Last week we added to our position in Dominion Energy, two days before the company reported quarterly earnings. We believe that asset performance of the company’s key projects coming online is the path to the eventual recovery in the company’s share price and future growth. Dominion’s assets remain best in class. For example, during the most recent quarter, the company’s six nuclear units ran at a record 98.5 percent of capacity, while weather adjusted power demand growth was among the highest in the United States at 1.7 percent. The midstream business now generates an additional $700 million in annual operating profits from the Cove Point LNG export facility, which is fully contracted for the next twenty years. The company’s $125 million expansion of its Carolina Gas pipeline network started generating revenue this spring. And, the Atlantic Coast Pipeline project is still on track for a late 2019 startup.

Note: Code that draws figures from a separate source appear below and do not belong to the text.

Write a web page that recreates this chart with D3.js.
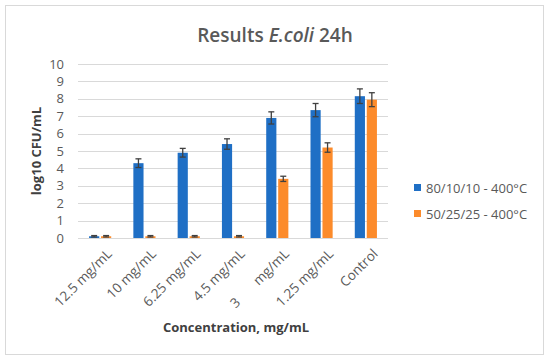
<!DOCTYPE html>
<html>
<head>
<meta charset="utf-8">
<script src="https://cdn.jsdelivr.net/npm/d3@7"></script>
<style>
  html, body { margin: 0; padding: 0; background: #fff; }
  svg { display: block; font-family: 'Open Sans', sans-serif; }
</style>
</head>
<body>
<svg id="chart"></svg>
<script>
// data
const categories = ['12.5 mg/mL', '10 mg/mL', '6.25 mg/mL', '4.5 mg/mL', '3       mg/mL', '1.25 mg/mL', 'Control']
const seriesNames = ['80/10/10 - 400°C', '50/25/25 - 400°C']
const blueValues = [0.1, 4.3, 4.9, 5.4, 6.9, 7.35, 8.15]
const blueErrors = [0.04, 0.25, 0.25, 0.3, 0.35, 0.38, 0.42]
const orangeValues = [0.1, 0.1, 0.1, 0.1, 3.4, 5.2, 7.95]
const orangeErrors = [0.04, 0.04, 0.04, 0.04, 0.15, 0.27, 0.4]
const yTicks = [0, 1, 2, 3, 4, 5, 6, 7, 8, 9, 10]

const width = 550
const height = 360
const margin = { top: 64, right: 162, bottom: 122, left: 78 }
const colors = ['#1f6fc5', '#fc8b2b']

const svg = d3.select('#chart')
  .attr('width', width)
  .attr('height', height)

// frame
svg.append('rect')
  .attr('x', 5.5).attr('y', 5.5)
  .attr('width', 538).attr('height', 349)
  .attr('fill', '#fff')
  .attr('stroke', '#d9d9d9')

// 表格資料
const rows = categories.map((c, i) => ({
  cat: c,
  vals: [
    { key: 0, v: blueValues[i], e: blueErrors[i] },
    { key: 1, v: orangeValues[i], e: orangeErrors[i] }
  ]
}))

const x0 = d3.scaleBand()
  .domain(categories)
  .range([margin.left, width - margin.right])
  .paddingInner(0.5)
  .paddingOuter(0.25)

const x1 = d3.scaleBand()
  .domain([0, 1])
  .range([0, x0.bandwidth()])
  .paddingInner(0.15)

const y = d3.scaleLinear()
  .domain([0, 10])
  .range([height - margin.bottom, margin.top])

// gridlines
svg.append('g')
  .selectAll('line')
  .data(yTicks)
  .enter()
  .append('line')
  .attr('x1', margin.left)
  .attr('x2', width - margin.right)
  .attr('y1', d => Math.round(y(d)) + 0.5)
  .attr('y2', d => Math.round(y(d)) + 0.5)
  .attr('stroke', '#d9d9d9')
  .attr('stroke-width', 1)

// y axis labels
const yAxis = d3.axisLeft(y).tickValues(yTicks).tickSize(0).tickPadding(0)
svg.append('g')
  .attr('transform', `translate(${margin.left - 14},0)`)
  .call(yAxis)
  .call(g => g.select('.domain').remove())
  .selectAll('text')
  .attr('font-family', "'Open Sans', sans-serif")
  .attr('font-size', 13)
  .attr('fill', '#595959')

// bars
const groups = svg.append('g')
  .selectAll('g')
  .data(rows)
  .enter()
  .append('g')
  .attr('transform', d => `translate(${x0(d.cat)},0)`)

groups.selectAll('rect')
  .data(d => d.vals)
  .enter()
  .append('rect')
  .attr('x', d => x1(d.key))
  .attr('y', d => y(d.v))
  .attr('width', x1.bandwidth())
  .attr('height', d => y(0) - y(d.v))
  .attr('fill', d => colors[d.key])

// error bars
const capW = 3
const err = groups.selectAll('g.err')
  .data(d => d.vals)
  .enter()
  .append('g')
  .attr('class', 'err')
  .attr('stroke', '#404040')
  .attr('stroke-width', 1.3)

err.append('line')
  .attr('x1', d => x1(d.key) + x1.bandwidth() / 2)
  .attr('x2', d => x1(d.key) + x1.bandwidth() / 2)
  .attr('y1', d => y(d.v - d.e))
  .attr('y2', d => y(d.v + d.e))
err.append('line')
  .attr('x1', d => x1(d.key) + x1.bandwidth() / 2 - capW)
  .attr('x2', d => x1(d.key) + x1.bandwidth() / 2 + capW)
  .attr('y1', d => y(d.v + d.e))
  .attr('y2', d => y(d.v + d.e))
err.append('line')
  .attr('x1', d => x1(d.key) + x1.bandwidth() / 2 - capW)
  .attr('x2', d => x1(d.key) + x1.bandwidth() / 2 + capW)
  .attr('y1', d => y(d.v - d.e))
  .attr('y2', d => y(d.v - d.e))

// x labels, rotated
svg.append('g')
  .selectAll('text')
  .data(categories)
  .enter()
  .append('text')
  .attr('transform', d => `translate(${x0(d) + x0.bandwidth() / 2 + 6},${y(0) + 10}) rotate(-45)`)
  .attr('text-anchor', 'end')
  .attr('dy', '0.7em')
  .attr('font-size', 13.5)
  .attr('fill', '#595959')
  .style('white-space', 'pre')
  .text(d => d)

// title
const title = svg.append('text')
  .attr('x', 275)
  .attr('y', 42)
  .attr('text-anchor', 'middle')
  .attr('font-size', 19)
  .attr('font-weight', 600)
  .attr('fill', '#595959')
title.append('tspan').text('Results ')
title.append('tspan').attr('font-style', 'italic').text('E.coli')
title.append('tspan').text(' 24h')

// axis titles
svg.append('text')
  .attr('transform', `translate(41,151) rotate(-90)`)
  .attr('text-anchor', 'middle')
  .attr('font-size', 13)
  .attr('font-weight', 'bold')
  .attr('fill', '#404040')
  .text('log10 CFU/mL')

svg.append('text')
  .attr('x', 236)
  .attr('y', 332)
  .attr('text-anchor', 'middle')
  .attr('font-size', 13)
  .attr('font-weight', 'bold')
  .attr('fill', '#404040')
  .text('Concentration, mg/mL')

// legend
const legend = svg.append('g')
  .selectAll('g')
  .data(seriesNames)
  .enter()
  .append('g')
  .attr('transform', (d, i) => `translate(414,${184 + i * 26})`)

legend.append('rect')
  .attr('width', 7).attr('height', 7)
  .attr('fill', (d, i) => colors[i])
legend.append('text')
  .attr('x', 12)
  .attr('y', 4)
  .attr('dy', '0.35em')
  .attr('font-size', 13)
  .attr('fill', '#595959')
  .text(d => d)
</script>
</body>
</html>
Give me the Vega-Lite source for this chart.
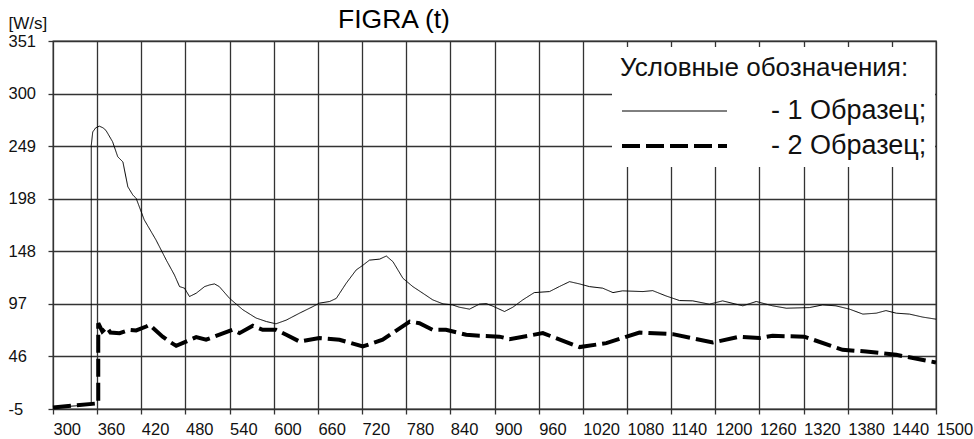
{
  "$schema": "https://vega.github.io/schema/vega-lite/v6.json",
  "width": 883,
  "height": 368,
  "autosize": "none",
  "padding": {"left": 53, "top": 41, "right": 38, "bottom": 30},
  "background": "white",
  "title": {"text": "FIGRA (t)", "anchor": "start", "frame": "group", "dx": 285, "dy": 40, "fontSize": 26.5, "font": "Liberation Sans", "fontWeight": "normal", "baseline": "alphabetic", "offset": 0, "color": "black"},
  "config": {
    "view": {"stroke": "#333333", "strokeWidth": 1.3},
    "axis": {"gridColor": "#333333", "gridWidth": 1.3, "gridOpacity": 1, "domain": false, "tickColor": "#333333", "tickSize": 5, "tickWidth": 1.3, "labelFont": "Liberation Sans", "labelColor": "#111111", "labelFontSize": 16.5, "titleFont": "Liberation Sans"}
  },
  "data": {"values": [
    {"t":300,"v":-3.5,"s":"1"},{"t":330,"v":-2,"s":"1"},{"t":352,"v":-1,"s":"1"},{"t":352,"v":250,"s":"1"},{"t":354,"v":263,"s":"1"},{"t":358,"v":267,"s":"1"},{"t":363,"v":268.6,"s":"1"},{"t":368,"v":267,"s":"1"},{"t":372,"v":264.5,"s":"1"},{"t":381,"v":253.5,"s":"1"},{"t":388,"v":239,"s":"1"},{"t":395,"v":234,"s":"1"},{"t":401.7,"v":210,"s":"1"},{"t":408.5,"v":202,"s":"1"},{"t":413,"v":198.8,"s":"1"},{"t":424,"v":178,"s":"1"},{"t":440,"v":158.5,"s":"1"},{"t":454,"v":139,"s":"1"},{"t":465,"v":124.7,"s":"1"},{"t":472,"v":113.4,"s":"1"},{"t":478.7,"v":111.9,"s":"1"},{"t":485.5,"v":103.8,"s":"1"},{"t":494.6,"v":107,"s":"1"},{"t":506,"v":113.4,"s":"1"},{"t":512.7,"v":115,"s":"1"},{"t":519.5,"v":116,"s":"1"},{"t":526,"v":113.4,"s":"1"},{"t":540,"v":102,"s":"1"},{"t":558,"v":91,"s":"1"},{"t":576,"v":83,"s":"1"},{"t":590,"v":79.6,"s":"1"},{"t":603,"v":77.4,"s":"1"},{"t":617,"v":81,"s":"1"},{"t":635,"v":87.7,"s":"1"},{"t":653,"v":94,"s":"1"},{"t":662,"v":97.4,"s":"1"},{"t":676,"v":99,"s":"1"},{"t":685,"v":102,"s":"1"},{"t":698.5,"v":116.7,"s":"1"},{"t":712,"v":129.5,"s":"1"},{"t":721,"v":134,"s":"1"},{"t":730,"v":139,"s":"1"},{"t":744,"v":140,"s":"1"},{"t":753,"v":143,"s":"1"},{"t":762,"v":137.5,"s":"1"},{"t":775.5,"v":121.5,"s":"1"},{"t":789,"v":113.4,"s":"1"},{"t":802.6,"v":107,"s":"1"},{"t":816,"v":100.6,"s":"1"},{"t":830,"v":96.7,"s":"1"},{"t":843,"v":95.7,"s":"1"},{"t":852,"v":93.5,"s":"1"},{"t":866,"v":91.6,"s":"1"},{"t":879.6,"v":96.5,"s":"1"},{"t":888.7,"v":97,"s":"1"},{"t":897.7,"v":94.5,"s":"1"},{"t":913.6,"v":89.3,"s":"1"},{"t":925,"v":93.5,"s":"1"},{"t":938.5,"v":100.6,"s":"1"},{"t":954,"v":107.6,"s":"1"},{"t":974.8,"v":108.6,"s":"1"},{"t":988,"v":113.4,"s":"1"},{"t":1002,"v":118.2,"s":"1"},{"t":1015.6,"v":116,"s":"1"},{"t":1029,"v":113.4,"s":"1"},{"t":1047,"v":111.9,"s":"1"},{"t":1061,"v":107.6,"s":"1"},{"t":1074,"v":109.3,"s":"1"},{"t":1101.6,"v":108.6,"s":"1"},{"t":1115,"v":109.5,"s":"1"},{"t":1133,"v":104.4,"s":"1"},{"t":1151.5,"v":99.9,"s":"1"},{"t":1169.5,"v":99.6,"s":"1"},{"t":1192,"v":96.4,"s":"1"},{"t":1210,"v":99.6,"s":"1"},{"t":1237.5,"v":94.8,"s":"1"},{"t":1255.7,"v":99,"s":"1"},{"t":1278,"v":94.8,"s":"1"},{"t":1296.5,"v":92.5,"s":"1"},{"t":1328,"v":93.1,"s":"1"},{"t":1346,"v":95.7,"s":"1"},{"t":1364,"v":94.8,"s":"1"},{"t":1382.5,"v":91.6,"s":"1"},{"t":1400.6,"v":86.8,"s":"1"},{"t":1418.8,"v":87.7,"s":"1"},{"t":1432,"v":90.2,"s":"1"},{"t":1446,"v":87.7,"s":"1"},{"t":1464,"v":86.8,"s":"1"},{"t":1482,"v":83.9,"s":"1"},{"t":1500,"v":81.9,"s":"1"},
    {"t":300,"v":-3.5,"s":"2"},{"t":330,"v":-1.5,"s":"2"},{"t":361.5,"v":0.5,"s":"2"},{"t":361.5,"v":78,"s":"2"},{"t":367,"v":70,"s":"2"},{"t":373,"v":74,"s":"2"},{"t":378,"v":69,"s":"2"},{"t":390.5,"v":68.4,"s":"2"},{"t":404,"v":71.6,"s":"2"},{"t":413,"v":71,"s":"2"},{"t":426.7,"v":74.8,"s":"2"},{"t":431,"v":76.4,"s":"2"},{"t":449,"v":65,"s":"2"},{"t":458,"v":60.3,"s":"2"},{"t":467.4,"v":56.1,"s":"2"},{"t":494.6,"v":64.5,"s":"2"},{"t":508,"v":62,"s":"2"},{"t":544,"v":71.6,"s":"2"},{"t":553.5,"v":68.4,"s":"2"},{"t":571.5,"v":75.5,"s":"2"},{"t":585,"v":71.6,"s":"2"},{"t":603,"v":71.6,"s":"2"},{"t":617,"v":66.8,"s":"2"},{"t":635,"v":60.3,"s":"2"},{"t":662,"v":63.6,"s":"2"},{"t":689.4,"v":62,"s":"2"},{"t":721,"v":55.5,"s":"2"},{"t":748,"v":62,"s":"2"},{"t":784.8,"v":79.6,"s":"2"},{"t":798,"v":78,"s":"2"},{"t":816,"v":71.6,"s":"2"},{"t":834,"v":71.6,"s":"2"},{"t":861.6,"v":66.8,"s":"2"},{"t":879.6,"v":65.8,"s":"2"},{"t":906.8,"v":65,"s":"2"},{"t":920.4,"v":62.6,"s":"2"},{"t":965.7,"v":68.4,"s":"2"},{"t":1015.6,"v":54.9,"s":"2"},{"t":1052,"v":58.7,"s":"2"},{"t":1097,"v":69,"s":"2"},{"t":1142.4,"v":67.4,"s":"2"},{"t":1196.7,"v":59.3,"s":"2"},{"t":1233,"v":65,"s":"2"},{"t":1260,"v":63.6,"s":"2"},{"t":1278,"v":65.8,"s":"2"},{"t":1321,"v":65,"s":"2"},{"t":1373,"v":52.3,"s":"2"},{"t":1405,"v":50.6,"s":"2"},{"t":1446,"v":47.4,"s":"2"},{"t":1500,"v":40,"s":"2"}
  ]},
  "mark": {"type": "line", "color": "black", "strokeCap": "butt", "interpolate": "linear"},
  "encoding": {
    "x": {"field": "t", "type": "quantitative", "scale": {"domain": [300, 1500], "nice": false, "zero": false},
      "axis": {"title": null, "format": "d", "values": [300,360,420,480,540,600,660,720,780,840,900,960,1020,1080,1140,1200,1260,1320,1380,1440,1500], "labelAlign": "left", "labelBaseline": "top", "labelPadding": 7, "labelFlush": false, "labelOverlap": false, "labelBound": false}},
    "y": {"field": "v", "type": "quantitative", "scale": {"domain": [-5, 351], "nice": false, "zero": false},
      "axis": {"title": "[W/s]", "titleAngle": 0, "titleAlign": "left", "titleBaseline": "middle", "titleX": -45, "titleY": -18, "titleFontSize": 17, "titleFontWeight": "normal", "titleColor": "#111111",
        "values": [-5, 45.857, 96.714, 147.571, 198.429, 249.286, 300.143, 351], "labelExpr": "'' + round(datum.value)", "labelAlign": "left", "labelBaseline": "middle", "labelPadding": 40, "labelOverlap": false, "labelFlush": false}},
    "strokeDash": {"field": "s", "type": "ordinal", "scale": {"domain": ["1", "2"], "range": [[1, 0], [18, 6]]},
      "legend": {"orient": "none", "legendX": 559, "legendY": 6, "title": "Условные обозначения:", "titleFont": "Liberation Sans", "titleFontSize": 26, "titleFontWeight": "normal", "titleColor": "#111111", "titlePadding": 17, "titleLimit": 600,
        "labelFont": "Liberation Sans", "labelFontSize": 27, "labelColor": "#111111", "labelOffset": 42, "labelLimit": 400, "labelExpr": "'- ' + datum.label + ' Образец;'",
        "symbolType": "stroke", "symbolSize": 11025, "symbolStrokeColor": "black", "fillColor": "white", "padding": 8, "clipHeight": 26, "rowPadding": 8}},
    "strokeWidth": {"field": "s", "type": "ordinal", "scale": {"domain": ["1", "2"], "range": [1, 4]}}
  }
}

Dominion Energy’s takeover bid for SCANA, an energy-based holding company that primarily services South Carolina, still presents major potential upside to our estimate of fair value. The transaction presents relatively little downside risk for Dominion. The company’s official position remains optimistic about closing the deal in 2018, which would likely support strong annual dividend growth beyond 2020. Chief Executive Officer Tom Farrell reassured investors that he will walk away if South Carolina legislators or regulators undermine the proposed deal’s economics. Farrell clearly stated that there is “no flexibility” in the company’s takeover offer for SCANA. Dominion will either close the deal on its terms, or walk away if South Carolina will not allow sufficient recovery of costs for the shelved Summer nuclear power plant project.
At current levels, we believe that an investment in Dominion Energy presents a compelling opportunity to attractively compound capital at attractive rates.